Nous pourrons suivre avec attention l'initiative récente d'une réflexion sur une autre "mesure du progrès économique", introduisant la question humaine et la dimension qualitative. Quelles que soient les qualités des deux Prix Nobel (atypiques) d'économie, Amartya Sen et Joseph Stiglitz, à qui la mission a été confiée par N. Sarkozy, ne nous berçons pas d'illusions : l'air du temps est à la prise en compte du bonheur, mais à la faveur d'une opération de traduction quantitative… Rien de nouveau depuis Bentham et le calcul des peines et des plaisirs…

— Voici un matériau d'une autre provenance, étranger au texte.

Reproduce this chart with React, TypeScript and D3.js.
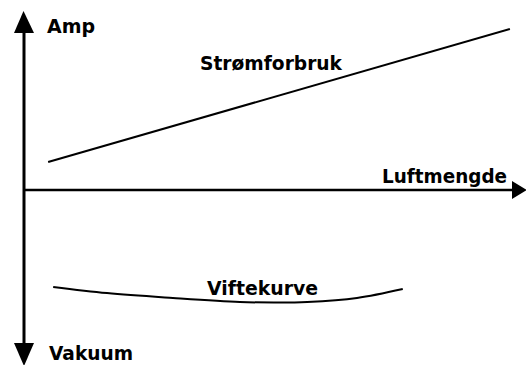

La critique sociale actuelle semble bien inopérante, faute de consistance. A un discours du tout-possible elle oppose un autre tout-possible, restant ainsi aveugle sur la nature de l'impasse. Elle ne permet pas de déplacer le questionnement et ne contribue qu'à alimenter la crise. Dans un tel contexte, c'est bien la psychanalyse qui est en mesure d'opérer ce déplacement. Et bien que sa fonction ne soit pas critique, il y a –entre neutralité et parti pris – une position possible qui consiste à faire état de ce qui est de structure dans notre condition humaine.

L'économiste A.O. Hirschman avance la thèse de l'émergence d'une telle pensée sur le terreau d'un pessimisme quant à la nature humaine - laquelle serait de nature à rendre vaine toute tentative de s'en référer à une conception du Bien. La prise de conscience du non-sens des guerres civiles religieuses à répétition conduit selon lui au renoncement à invoquer le Bien comme fondement : il s'agirait alors de favoriser le détournement de l'énergie consacrée aux conflits vers le travail et l'industrie, c'est-à-dire vers la production de richesses matérielles censées améliorer et pacifier la condition humaine. A.O. Hirschman, Les passions et les intérêts, justifications politiques du capitalisme avant son apogée, 1977, réédition  Paris, PUF 2001.

Le renversement conduit à poser comme état de fait ce qui relève d'une construction théorique, ou qui est le point d'arrivée de la démonstration théorique. Un tel renversement œuvre en faveur d'un processus de normalisation effectif.